Excerpted data:
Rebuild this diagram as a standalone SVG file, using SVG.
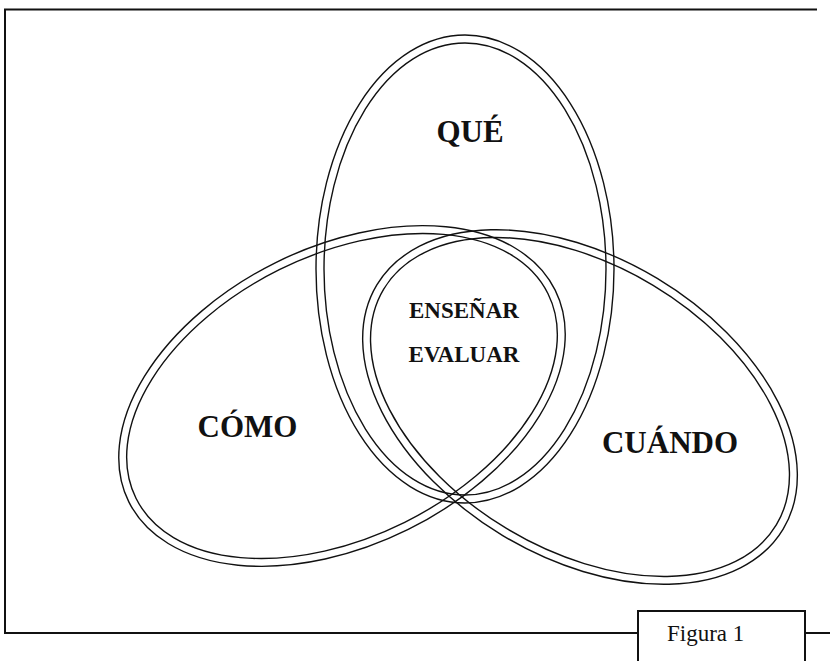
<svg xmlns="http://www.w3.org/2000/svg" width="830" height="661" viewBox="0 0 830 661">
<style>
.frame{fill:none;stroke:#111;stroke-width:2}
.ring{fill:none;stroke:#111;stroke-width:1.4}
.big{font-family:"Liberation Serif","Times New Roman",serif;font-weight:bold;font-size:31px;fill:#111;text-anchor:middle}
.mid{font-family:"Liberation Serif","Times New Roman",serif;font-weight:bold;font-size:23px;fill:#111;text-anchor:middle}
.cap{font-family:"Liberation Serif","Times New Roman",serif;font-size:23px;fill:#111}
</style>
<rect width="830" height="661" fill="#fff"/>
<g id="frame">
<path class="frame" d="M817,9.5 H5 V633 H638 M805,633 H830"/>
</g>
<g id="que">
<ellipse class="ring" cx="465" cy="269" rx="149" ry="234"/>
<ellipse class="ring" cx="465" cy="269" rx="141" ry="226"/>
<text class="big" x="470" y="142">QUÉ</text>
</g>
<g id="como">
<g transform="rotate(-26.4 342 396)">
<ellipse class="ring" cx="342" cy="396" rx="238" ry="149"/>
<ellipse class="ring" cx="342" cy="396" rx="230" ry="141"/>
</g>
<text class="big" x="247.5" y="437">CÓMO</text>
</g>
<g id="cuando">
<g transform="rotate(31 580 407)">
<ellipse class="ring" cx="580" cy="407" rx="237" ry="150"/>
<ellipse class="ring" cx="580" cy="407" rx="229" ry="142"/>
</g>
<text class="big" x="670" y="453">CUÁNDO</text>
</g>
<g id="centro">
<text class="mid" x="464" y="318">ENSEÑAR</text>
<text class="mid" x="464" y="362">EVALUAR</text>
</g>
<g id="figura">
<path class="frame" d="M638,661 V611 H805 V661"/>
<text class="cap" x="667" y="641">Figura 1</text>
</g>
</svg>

* * *

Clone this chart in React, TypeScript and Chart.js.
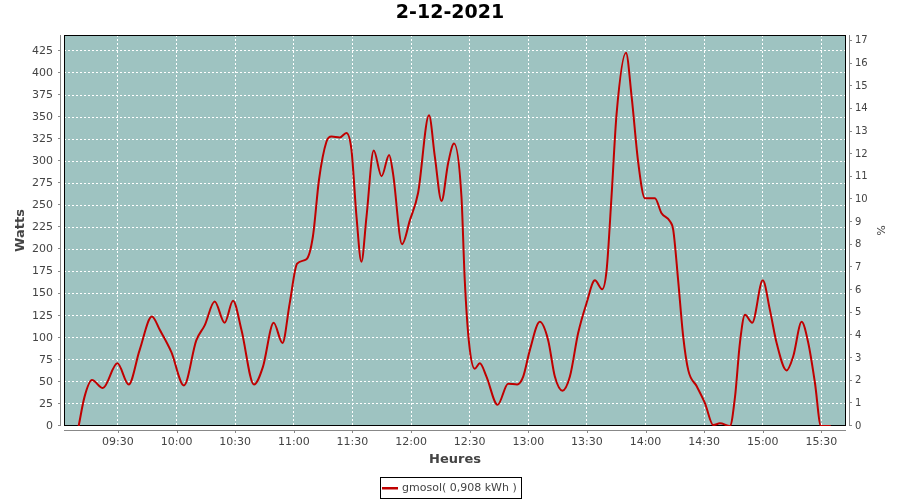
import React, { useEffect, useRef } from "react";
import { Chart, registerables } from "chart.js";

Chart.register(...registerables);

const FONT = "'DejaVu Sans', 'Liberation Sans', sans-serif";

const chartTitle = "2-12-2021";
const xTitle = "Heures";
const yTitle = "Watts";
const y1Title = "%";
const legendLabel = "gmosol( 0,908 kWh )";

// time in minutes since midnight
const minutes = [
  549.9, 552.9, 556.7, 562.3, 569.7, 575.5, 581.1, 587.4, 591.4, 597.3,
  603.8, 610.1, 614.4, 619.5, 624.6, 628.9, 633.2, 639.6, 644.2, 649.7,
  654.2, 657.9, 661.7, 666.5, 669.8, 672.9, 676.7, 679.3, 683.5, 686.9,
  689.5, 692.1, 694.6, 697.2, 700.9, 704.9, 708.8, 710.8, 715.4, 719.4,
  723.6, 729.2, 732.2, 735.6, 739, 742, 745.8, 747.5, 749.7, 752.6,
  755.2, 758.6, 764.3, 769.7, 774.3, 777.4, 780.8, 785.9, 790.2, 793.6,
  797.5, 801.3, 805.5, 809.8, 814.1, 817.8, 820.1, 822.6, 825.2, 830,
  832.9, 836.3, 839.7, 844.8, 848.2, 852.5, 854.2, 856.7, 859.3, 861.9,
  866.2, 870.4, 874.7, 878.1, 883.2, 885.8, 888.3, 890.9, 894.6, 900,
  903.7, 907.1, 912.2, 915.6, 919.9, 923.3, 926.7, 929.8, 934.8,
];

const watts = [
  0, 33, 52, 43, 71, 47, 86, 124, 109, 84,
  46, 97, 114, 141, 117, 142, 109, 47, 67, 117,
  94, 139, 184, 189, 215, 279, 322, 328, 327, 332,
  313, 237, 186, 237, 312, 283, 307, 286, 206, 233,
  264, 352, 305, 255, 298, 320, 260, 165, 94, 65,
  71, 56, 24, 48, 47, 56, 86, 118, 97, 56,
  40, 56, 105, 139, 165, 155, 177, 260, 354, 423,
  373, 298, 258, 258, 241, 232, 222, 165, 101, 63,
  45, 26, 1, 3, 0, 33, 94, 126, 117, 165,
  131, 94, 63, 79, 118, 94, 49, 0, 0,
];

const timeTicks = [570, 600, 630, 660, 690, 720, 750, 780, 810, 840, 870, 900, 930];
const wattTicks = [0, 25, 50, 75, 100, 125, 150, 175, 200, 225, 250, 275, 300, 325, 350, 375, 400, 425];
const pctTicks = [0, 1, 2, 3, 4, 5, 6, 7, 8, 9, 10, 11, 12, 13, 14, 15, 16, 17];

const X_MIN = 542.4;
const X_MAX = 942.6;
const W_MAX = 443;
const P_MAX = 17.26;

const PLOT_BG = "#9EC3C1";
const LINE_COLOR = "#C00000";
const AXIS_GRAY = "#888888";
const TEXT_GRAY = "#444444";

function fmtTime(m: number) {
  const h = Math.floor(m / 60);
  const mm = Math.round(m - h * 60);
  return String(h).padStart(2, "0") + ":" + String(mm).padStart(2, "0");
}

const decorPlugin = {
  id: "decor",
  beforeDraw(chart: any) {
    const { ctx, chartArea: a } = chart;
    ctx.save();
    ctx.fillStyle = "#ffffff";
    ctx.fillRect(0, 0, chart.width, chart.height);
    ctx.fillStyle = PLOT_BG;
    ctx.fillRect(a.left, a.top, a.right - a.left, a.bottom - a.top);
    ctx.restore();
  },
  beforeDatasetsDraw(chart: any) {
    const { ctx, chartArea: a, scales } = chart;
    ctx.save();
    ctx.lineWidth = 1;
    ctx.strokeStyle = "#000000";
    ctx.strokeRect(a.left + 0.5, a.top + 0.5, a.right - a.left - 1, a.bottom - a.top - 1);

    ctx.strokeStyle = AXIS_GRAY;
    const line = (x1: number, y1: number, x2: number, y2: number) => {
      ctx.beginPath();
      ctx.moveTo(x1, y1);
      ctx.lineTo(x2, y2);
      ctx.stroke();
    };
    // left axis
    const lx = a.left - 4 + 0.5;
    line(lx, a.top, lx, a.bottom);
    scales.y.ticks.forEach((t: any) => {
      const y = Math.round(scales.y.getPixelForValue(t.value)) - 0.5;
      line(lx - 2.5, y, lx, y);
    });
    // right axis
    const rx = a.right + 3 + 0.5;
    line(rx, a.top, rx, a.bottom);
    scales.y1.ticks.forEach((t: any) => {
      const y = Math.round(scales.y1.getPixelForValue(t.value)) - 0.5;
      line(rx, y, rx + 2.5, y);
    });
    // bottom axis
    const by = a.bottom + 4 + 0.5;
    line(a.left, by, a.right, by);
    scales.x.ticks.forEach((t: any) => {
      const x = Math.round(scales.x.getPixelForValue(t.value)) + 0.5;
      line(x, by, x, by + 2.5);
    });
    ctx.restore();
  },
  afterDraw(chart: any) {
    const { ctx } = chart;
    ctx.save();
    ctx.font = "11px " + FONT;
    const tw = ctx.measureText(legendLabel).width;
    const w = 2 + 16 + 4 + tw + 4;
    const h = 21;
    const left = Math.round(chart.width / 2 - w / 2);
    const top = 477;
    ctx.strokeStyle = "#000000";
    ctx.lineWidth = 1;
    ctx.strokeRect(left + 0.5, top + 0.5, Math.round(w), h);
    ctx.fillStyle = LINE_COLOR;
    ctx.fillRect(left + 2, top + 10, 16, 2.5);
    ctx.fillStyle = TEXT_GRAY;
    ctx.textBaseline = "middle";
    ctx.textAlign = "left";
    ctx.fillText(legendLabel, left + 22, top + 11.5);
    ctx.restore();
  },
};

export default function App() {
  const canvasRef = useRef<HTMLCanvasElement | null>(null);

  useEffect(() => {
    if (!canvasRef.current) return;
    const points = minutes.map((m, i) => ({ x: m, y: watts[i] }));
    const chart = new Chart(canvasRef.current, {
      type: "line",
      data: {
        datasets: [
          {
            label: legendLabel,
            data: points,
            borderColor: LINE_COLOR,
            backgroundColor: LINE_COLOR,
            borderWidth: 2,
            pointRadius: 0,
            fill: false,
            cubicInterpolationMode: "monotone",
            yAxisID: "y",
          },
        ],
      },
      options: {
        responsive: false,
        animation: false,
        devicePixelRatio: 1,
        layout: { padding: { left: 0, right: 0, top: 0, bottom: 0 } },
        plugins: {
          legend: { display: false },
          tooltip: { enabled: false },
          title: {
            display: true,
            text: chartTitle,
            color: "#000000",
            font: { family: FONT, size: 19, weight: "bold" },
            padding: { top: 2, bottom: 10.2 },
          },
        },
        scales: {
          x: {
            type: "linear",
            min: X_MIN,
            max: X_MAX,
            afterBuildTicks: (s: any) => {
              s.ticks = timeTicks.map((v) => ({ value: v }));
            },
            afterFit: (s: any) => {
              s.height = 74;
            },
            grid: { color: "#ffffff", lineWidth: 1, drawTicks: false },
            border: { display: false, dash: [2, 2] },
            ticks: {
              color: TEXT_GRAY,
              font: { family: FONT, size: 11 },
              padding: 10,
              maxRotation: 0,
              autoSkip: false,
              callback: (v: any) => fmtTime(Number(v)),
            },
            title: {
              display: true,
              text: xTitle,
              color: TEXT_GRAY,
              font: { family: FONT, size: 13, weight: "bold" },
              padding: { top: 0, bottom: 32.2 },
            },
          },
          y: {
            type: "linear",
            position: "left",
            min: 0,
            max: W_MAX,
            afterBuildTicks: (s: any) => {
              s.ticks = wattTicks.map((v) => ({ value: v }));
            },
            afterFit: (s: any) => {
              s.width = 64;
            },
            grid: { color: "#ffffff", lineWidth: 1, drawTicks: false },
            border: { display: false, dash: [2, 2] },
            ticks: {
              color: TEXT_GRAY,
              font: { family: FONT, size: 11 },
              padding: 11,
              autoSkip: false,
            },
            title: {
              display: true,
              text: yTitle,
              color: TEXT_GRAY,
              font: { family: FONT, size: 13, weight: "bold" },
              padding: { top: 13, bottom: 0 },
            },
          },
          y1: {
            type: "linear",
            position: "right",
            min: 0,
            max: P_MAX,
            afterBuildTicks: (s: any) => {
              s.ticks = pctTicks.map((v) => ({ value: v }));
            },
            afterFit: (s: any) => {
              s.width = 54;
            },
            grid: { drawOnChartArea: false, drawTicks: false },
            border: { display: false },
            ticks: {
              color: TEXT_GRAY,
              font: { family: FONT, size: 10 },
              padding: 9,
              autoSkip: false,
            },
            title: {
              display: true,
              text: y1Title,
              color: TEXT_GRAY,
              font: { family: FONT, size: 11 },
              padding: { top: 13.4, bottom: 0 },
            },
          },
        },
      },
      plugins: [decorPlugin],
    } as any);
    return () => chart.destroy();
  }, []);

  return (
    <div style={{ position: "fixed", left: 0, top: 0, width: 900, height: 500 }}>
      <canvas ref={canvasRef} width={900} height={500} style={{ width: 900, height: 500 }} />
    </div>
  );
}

==

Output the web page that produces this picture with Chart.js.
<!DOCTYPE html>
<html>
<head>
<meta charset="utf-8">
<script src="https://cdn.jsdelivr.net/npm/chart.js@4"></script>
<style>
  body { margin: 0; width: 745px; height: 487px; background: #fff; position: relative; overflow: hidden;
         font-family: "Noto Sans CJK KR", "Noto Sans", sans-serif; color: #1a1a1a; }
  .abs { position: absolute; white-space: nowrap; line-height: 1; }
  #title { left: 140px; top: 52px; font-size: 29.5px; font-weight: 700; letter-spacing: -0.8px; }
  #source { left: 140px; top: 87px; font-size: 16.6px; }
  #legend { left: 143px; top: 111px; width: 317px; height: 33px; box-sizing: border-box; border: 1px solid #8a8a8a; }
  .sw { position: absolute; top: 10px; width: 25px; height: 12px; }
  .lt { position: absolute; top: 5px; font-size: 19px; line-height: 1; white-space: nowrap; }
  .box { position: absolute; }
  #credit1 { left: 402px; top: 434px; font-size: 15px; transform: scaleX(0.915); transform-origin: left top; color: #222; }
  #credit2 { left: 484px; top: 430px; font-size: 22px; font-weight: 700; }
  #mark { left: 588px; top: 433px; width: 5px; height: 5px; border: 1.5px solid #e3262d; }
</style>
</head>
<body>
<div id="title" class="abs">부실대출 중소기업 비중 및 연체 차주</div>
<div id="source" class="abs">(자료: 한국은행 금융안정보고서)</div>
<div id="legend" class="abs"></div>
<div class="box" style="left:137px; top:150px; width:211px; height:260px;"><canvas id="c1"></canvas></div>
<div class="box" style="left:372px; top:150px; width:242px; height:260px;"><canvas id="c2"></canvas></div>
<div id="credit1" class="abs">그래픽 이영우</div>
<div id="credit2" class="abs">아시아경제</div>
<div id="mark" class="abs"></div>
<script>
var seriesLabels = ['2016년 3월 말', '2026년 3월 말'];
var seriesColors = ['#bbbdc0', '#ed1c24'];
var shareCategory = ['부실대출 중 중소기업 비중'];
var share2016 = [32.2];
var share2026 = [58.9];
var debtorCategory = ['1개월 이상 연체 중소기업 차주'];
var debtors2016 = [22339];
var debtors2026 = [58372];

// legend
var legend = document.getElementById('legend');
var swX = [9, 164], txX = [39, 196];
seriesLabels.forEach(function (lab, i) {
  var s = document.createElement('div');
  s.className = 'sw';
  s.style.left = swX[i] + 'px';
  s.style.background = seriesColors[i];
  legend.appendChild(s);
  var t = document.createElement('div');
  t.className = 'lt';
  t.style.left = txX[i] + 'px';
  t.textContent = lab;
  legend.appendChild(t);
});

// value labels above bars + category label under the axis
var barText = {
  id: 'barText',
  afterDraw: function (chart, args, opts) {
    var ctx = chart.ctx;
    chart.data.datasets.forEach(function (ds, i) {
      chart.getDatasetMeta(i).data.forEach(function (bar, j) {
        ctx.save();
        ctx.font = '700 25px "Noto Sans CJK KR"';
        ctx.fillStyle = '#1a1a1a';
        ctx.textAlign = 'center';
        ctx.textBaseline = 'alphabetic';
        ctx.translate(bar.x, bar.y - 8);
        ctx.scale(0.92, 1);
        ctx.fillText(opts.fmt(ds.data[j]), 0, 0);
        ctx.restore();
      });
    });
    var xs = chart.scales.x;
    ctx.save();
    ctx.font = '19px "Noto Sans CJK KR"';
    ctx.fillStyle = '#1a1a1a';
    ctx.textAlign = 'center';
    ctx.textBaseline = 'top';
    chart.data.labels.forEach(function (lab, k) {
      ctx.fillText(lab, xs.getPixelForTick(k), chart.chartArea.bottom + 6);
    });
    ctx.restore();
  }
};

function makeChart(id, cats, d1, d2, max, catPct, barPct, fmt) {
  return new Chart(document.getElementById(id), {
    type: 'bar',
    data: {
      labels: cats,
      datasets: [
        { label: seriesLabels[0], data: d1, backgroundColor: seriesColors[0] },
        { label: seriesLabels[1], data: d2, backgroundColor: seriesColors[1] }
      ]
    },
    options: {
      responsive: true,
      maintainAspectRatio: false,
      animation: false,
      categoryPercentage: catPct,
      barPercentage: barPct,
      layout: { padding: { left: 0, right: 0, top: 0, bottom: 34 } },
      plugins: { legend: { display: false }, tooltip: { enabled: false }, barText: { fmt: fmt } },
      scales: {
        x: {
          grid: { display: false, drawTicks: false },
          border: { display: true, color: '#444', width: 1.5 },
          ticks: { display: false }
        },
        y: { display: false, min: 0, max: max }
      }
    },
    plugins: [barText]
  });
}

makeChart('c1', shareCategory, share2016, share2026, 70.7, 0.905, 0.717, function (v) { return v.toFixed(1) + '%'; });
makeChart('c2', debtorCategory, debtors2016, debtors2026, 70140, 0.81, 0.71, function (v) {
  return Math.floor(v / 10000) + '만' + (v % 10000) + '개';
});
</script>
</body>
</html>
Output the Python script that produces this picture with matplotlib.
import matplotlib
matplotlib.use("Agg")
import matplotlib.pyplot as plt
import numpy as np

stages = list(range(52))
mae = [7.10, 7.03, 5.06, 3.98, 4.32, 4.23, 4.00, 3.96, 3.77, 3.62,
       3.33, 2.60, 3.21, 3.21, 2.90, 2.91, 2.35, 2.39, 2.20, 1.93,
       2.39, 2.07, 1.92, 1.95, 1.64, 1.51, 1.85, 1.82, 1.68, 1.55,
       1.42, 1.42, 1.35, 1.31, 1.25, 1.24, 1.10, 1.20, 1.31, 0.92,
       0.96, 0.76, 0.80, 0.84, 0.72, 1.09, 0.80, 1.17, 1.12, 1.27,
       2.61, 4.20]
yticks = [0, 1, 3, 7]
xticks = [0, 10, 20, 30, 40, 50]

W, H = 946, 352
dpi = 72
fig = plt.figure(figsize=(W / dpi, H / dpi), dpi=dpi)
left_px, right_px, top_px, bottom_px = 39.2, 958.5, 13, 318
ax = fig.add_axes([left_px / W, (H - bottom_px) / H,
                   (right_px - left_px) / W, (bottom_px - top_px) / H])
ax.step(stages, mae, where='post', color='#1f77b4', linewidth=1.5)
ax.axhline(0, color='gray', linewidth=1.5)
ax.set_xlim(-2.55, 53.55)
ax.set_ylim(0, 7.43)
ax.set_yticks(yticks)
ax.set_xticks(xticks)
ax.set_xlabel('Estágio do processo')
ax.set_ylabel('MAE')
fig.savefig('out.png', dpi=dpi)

What is being asked: Filter the listing for the word "Output" and copy every line that holds it.

Answer to this exercise:
Output the web page that produces this picture with Chart.js.
Output the Python script that produces this picture with matplotlib.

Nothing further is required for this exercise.